Ask HN: iPhone/iPod Touch/iPad rental - gnok

I was wondering if there were any reputable shops I could rent iOS devices from? I'm working on a small collaborative iOS app. I can't afford to buy multiple devices, but I would certainly be interested in renting them for a week or so for testing purposes.<p>(If one doesn't exist, then this sounds like an interesting startup idea for someone with an appetite for logistical problems.)<p>Any recommendations?
======
michaeldwp
I'm not sure if something like that exists, but I've used
<http://deviceanywhere.com> in the past for Windows Mobile testing. This was
before the iPhone, they're still around and have iPhone support, so it may be
helpful.

Once I got everything configured, it was pretty sweet. It wasn't hard to setup
either.

The one thing is, from what I recall, they were a bit expensive.
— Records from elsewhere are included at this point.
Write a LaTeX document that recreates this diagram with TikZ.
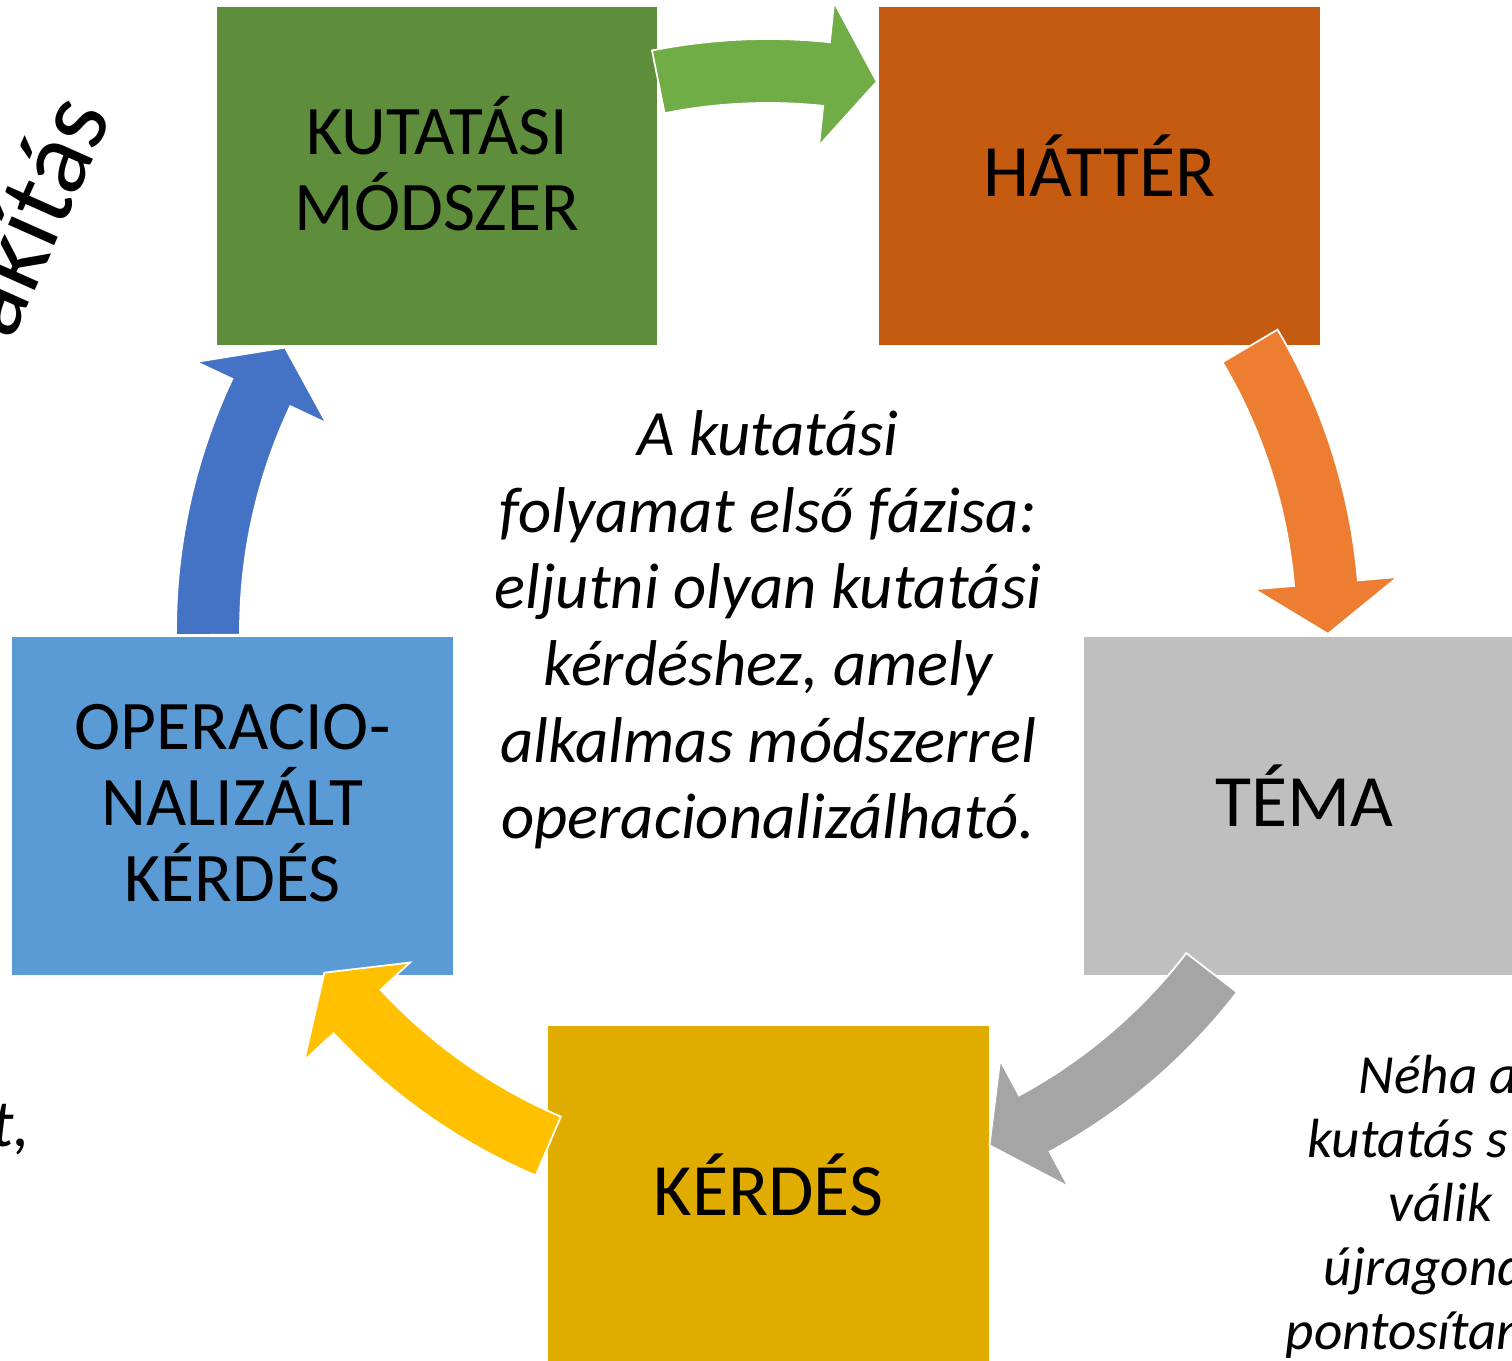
\documentclass[tikz,border=0pt]{standalone}
\usepackage{fontspec}
\setmainfont{Carlito}
\usetikzlibrary{calc}
\definecolor{zold}{HTML}{5E8E3B}
\definecolor{barna}{HTML}{C55A11}
\definecolor{szurke}{HTML}{BFBFBF}
\definecolor{sarga}{HTML}{E0AC00}
\definecolor{kek}{HTML}{5B9BD5}
\definecolor{nyilzold}{HTML}{70AD47}
\definecolor{nyilnarancs}{HTML}{ED7D31}
\definecolor{nyilszurke}{HTML}{A5A5A5}
\definecolor{nyilsarga}{HTML}{FFC000}
\definecolor{nyilkek}{HTML}{4472C4}
\begin{document}
\begin{tikzpicture}[x=0.01cm,y=0.01cm,line join=miter,
    doboz/.style={minimum width=4.4cm,minimum height=3.38cm,inner sep=0pt},
    felirat/.style={inner sep=0pt,align=center,font=\fontsize{19.8}{21.5}\selectfont},
    nagydoboz/.style={doboz,text height=16.4pt,text depth=5pt,font=\fontsize{21}{24}\selectfont},
    nyil/.style={draw=white,line width=0.5pt},
    megj/.style={inner sep=0pt,font=\fontsize{15.7}{18}\selectfont\itshape}]
    % korivek: farok, csucs alapja, csucs (fok)
    \def\kornyil#1#2#3#4{\filldraw[nyil,fill=#1] ($(kp)+(#2:528)$) arc[start angle=#2,end angle=#3,radius=528]
        -- ($(kp)+(#3:488)$) -- ($(kp)+(#4:560)$) -- ($(kp)+(#3:632)$) -- ($(kp)+(#3:592)$)
        arc[start angle=#3,end angle=#2,radius=592] -- cycle;}
    \useasboundingbox (0,0) rectangle (1512,1361);
    \clip (0,0) rectangle (1512,1361);
    \coordinate (kp) at (768,730);
    \node[doboz,fill=zold] (modszer) at (437,1185) {};
    \node[felirat] (modszertxt) at ([yshift=0.12cm]modszer.center) {KUTATÁSI\\MÓDSZER};
    \node[nagydoboz,fill=barna] (hatter) at (1099.5,1185) {HÁTTÉR};
    \node[nagydoboz,fill=szurke] (tema) at (1304,555) {TÉMA};
    \node[nagydoboz,fill=sarga] (kerdes) at (768.5,166) {KÉRDÉS};
    \node[doboz,fill=kek] (operac) at (232.5,555) {};
    \node[felirat,font=\fontsize{19.8}{21.6}\selectfont] (operactxt) at ([yshift=0.03cm]operac.center) {OPERACIO-\\NALIZÁLT\\KÉRDÉS};
    \kornyil{nyilzold}{101.3}{84}{78.8}
    \kornyil{nyilnarancs}{30.6}{4.9}{-0.3}
    \kornyil{nyilszurke}{-37.6}{-61.6}{-66.7}
    \kornyil{nyilsarga}{-113.1}{-137.2}{-142.4}
    \kornyil{nyilkek}{180.4}{154.8}{149.6}
    \node[inner sep=0pt,align=center,font=\fontsize{18.4}{21.8}\selectfont\itshape] (fazis) at (768,731)
        {A kutatási\\folyamat első fázisa:\\eljutni olyan kutatási\\kérdéshez, amely\\alkalmas módszerrel\\operacionalizálható.};
    \node[inner sep=0pt,rotate=66,anchor=base east,font=\fontsize{30}{32}\selectfont] (alakitas) at (113,1246) {akítás};
    \node[megj,anchor=base east,font=\fontsize{19}{22}\selectfont\itshape] (bal) at (31,214) {t,};
    \foreach \x/\y/\t [count=\i] in {1358/267/Néha a,1307/203/kutatás s,1388/139/válik,1323/75/újragond,1285/11/pontosítan}
        \node[megj,anchor=base west] (neha\i) at (\x,\y) {\t};
\end{tikzpicture}
\end{document}
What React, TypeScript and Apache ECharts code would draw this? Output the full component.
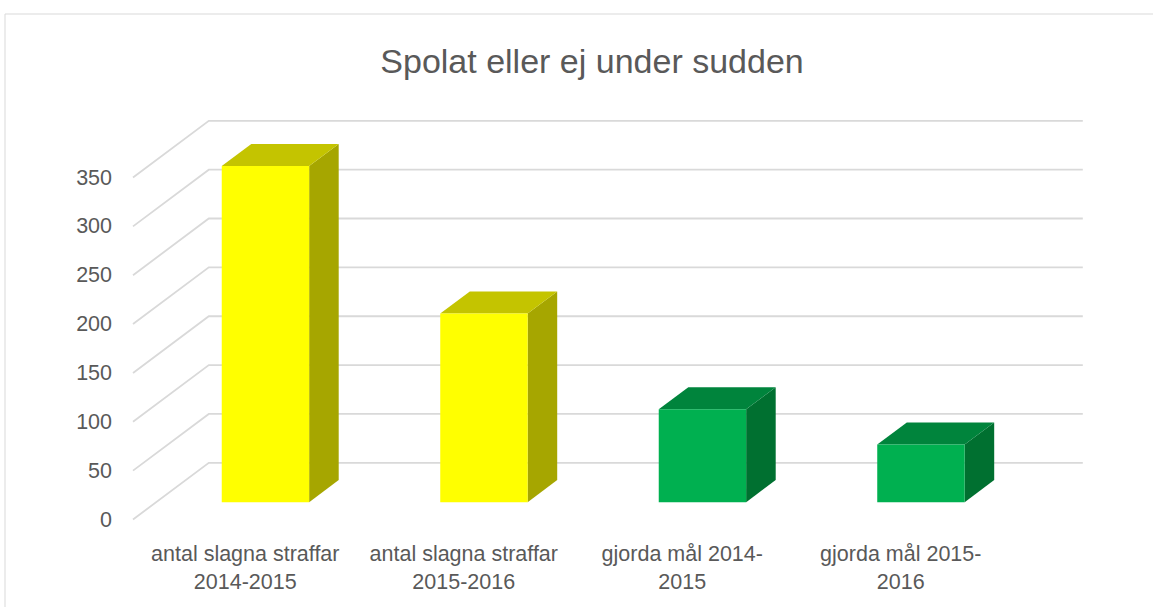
import React, { useEffect, useRef } from "react";
import * as echarts from "echarts";

// ---- data ----
const titleText = "Spolat eller ej under sudden";
const categories = [
  "antal slagna straffar\n2014-2015",
  "antal slagna straffar\n2015-2016",
  "gjorda mål 2014-\n2015",
  "gjorda mål 2015-\n2016",
];
const values = [344, 193, 95, 59];
const yMin = 0;
const yMax = 350;
const yStep = 50;
const yTicks = [0, 50, 100, 150, 200, 250, 300, 350];

// ---- styles ----
const barStyles = [
  { front: "#FFFF00", top: "#C4C400", side: "#A6A600" },
  { front: "#FFFF00", top: "#C4C400", side: "#A6A600" },
  { front: "#00B050", top: "#00843C", side: "#007030" },
  { front: "#00B050", top: "#00843C", side: "#007030" },
];
const TEXT = "#595959";
const GRID_LINE = "#D9D9D9";
const FONT = "'Liberation Sans', Arial, sans-serif";
// oblique depth vector (front plane -> back wall)
const DX = 75.8;
const DY = -56.7;
const F0 = 0.306; // bar front depth fraction
const BD = 0.39; // bar depth fraction
const BAR_RATIO = 0.4;

export default function App() {
  const ref = useRef<HTMLDivElement>(null);
  useEffect(() => {
    if (!ref.current) return;
    const chart = echarts.init(ref.current, null, { renderer: "svg" });
    const option: any = {
      animation: false,
      backgroundColor: "#FFFFFF",
      title: {
        text: titleText,
        left: 587,
        top: 39,
        textAlign: "center",
        textStyle: { fontFamily: FONT, fontSize: 34, fontWeight: "normal", color: TEXT },
      },
      graphic: [
        {
          type: "rect",
          shape: { x: 5, y: 14, width: 1170, height: 620 },
          style: { fill: "none", stroke: GRID_LINE, lineWidth: 1 },
          silent: true,
          z: -10,
        },
      ],
      grid: { left: 133, right: 146, top: 177.5, bottom: 87.5, containLabel: false },
      xAxis: {
        type: "category",
        data: categories,
        axisLine: { show: false },
        axisTick: { show: false },
        splitLine: { show: false },
        axisLabel: {
          interval: 0,
          margin: 20,
          color: TEXT,
          fontFamily: FONT,
          fontSize: 21.5,
          lineHeight: 28,
          padding: [0, 0, 0, 6],
        },
      },
      yAxis: {
        type: "value",
        min: yMin,
        max: yMax,
        interval: yStep,
        axisLine: { show: false },
        axisTick: { show: false },
        splitLine: { show: false },
        axisLabel: { margin: 21, color: TEXT, fontFamily: FONT, fontSize: 21.5 },
      },
      series: [
        {
          type: "custom",
          name: "grid",
          z: 1,
          clip: false,
          silent: true,
          encode: { x: 0, y: 1 },
          data: yTicks.map((v) => [0, v]),
          renderItem: (params: any, api: any) => {
            const v = api.value(1);
            const y = api.coord([0, v])[1];
            const cs = params.coordSys;
            const x0 = cs.x;
            const x1 = cs.x + cs.width;
            return {
              type: "polyline",
              shape: { points: [[x0, y], [x0 + DX, y + DY], [x1 + DX, y + DY]] },
              style: { stroke: GRID_LINE, lineWidth: 1.8, fill: null },
            };
          },
        },
        {
          type: "custom",
          name: "bars",
          z: 2,
          clip: false,
          encode: { x: 0, y: 1 },
          data: values.map((v, i) => [i, v]),
          renderItem: (params: any, api: any) => {
            const idx = api.value(0);
            const v = api.value(1);
            const [cx, yTop] = api.coord([idx, v]);
            const yBase = api.coord([idx, 0])[1];
            const slot = api.size([1, 0])[0];
            const w = slot * BAR_RATIO;
            const xl = cx - w / 2 + F0 * DX;
            const xr = xl + w;
            const yt = yTop + F0 * DY;
            const yb = yBase + F0 * DY;
            const bx = BD * DX;
            const by = BD * DY;
            const c = barStyles[idx];
            return {
              type: "group",
              children: [
                {
                  type: "polygon",
                  shape: { points: [[xr, yt], [xr, yb], [xr + bx, yb + by], [xr + bx, yt + by]] },
                  style: { fill: c.side },
                },
                {
                  type: "polygon",
                  shape: { points: [[xl, yt], [xr, yt], [xr + bx, yt + by], [xl + bx, yt + by]] },
                  style: { fill: c.top },
                },
                {
                  type: "rect",
                  shape: { x: xl, y: yt, width: w, height: yb - yt },
                  style: { fill: c.front },
                },
              ],
            };
          },
        },
      ],
    };
    chart.setOption(option);
    return () => chart.dispose();
  }, []);
  return (
    <div
      ref={ref}
      style={{ position: "absolute", left: 0, top: 0, width: 1153, height: 607 }}
    />
  );
}
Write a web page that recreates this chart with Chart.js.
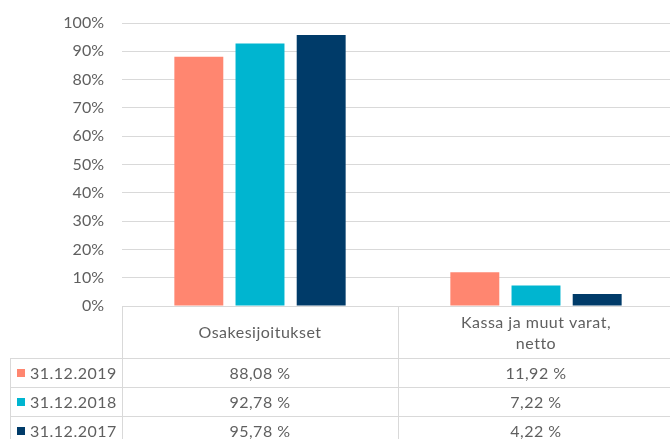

But they have
free trials.

I also found this article that could be useful:

[http://www.softwarequalityconnection.com/2011/03/testing-
app...](http://www.softwarequalityconnection.com/2011/03/testing-apps-for-
smartphones-and-mobile-devices-without-buying-out-the-store/)

There's a bunch of options for testing without buying a bunch of iOS devices.
They also have more DeviceAnywhere-type services listed as well.

I hope this helps.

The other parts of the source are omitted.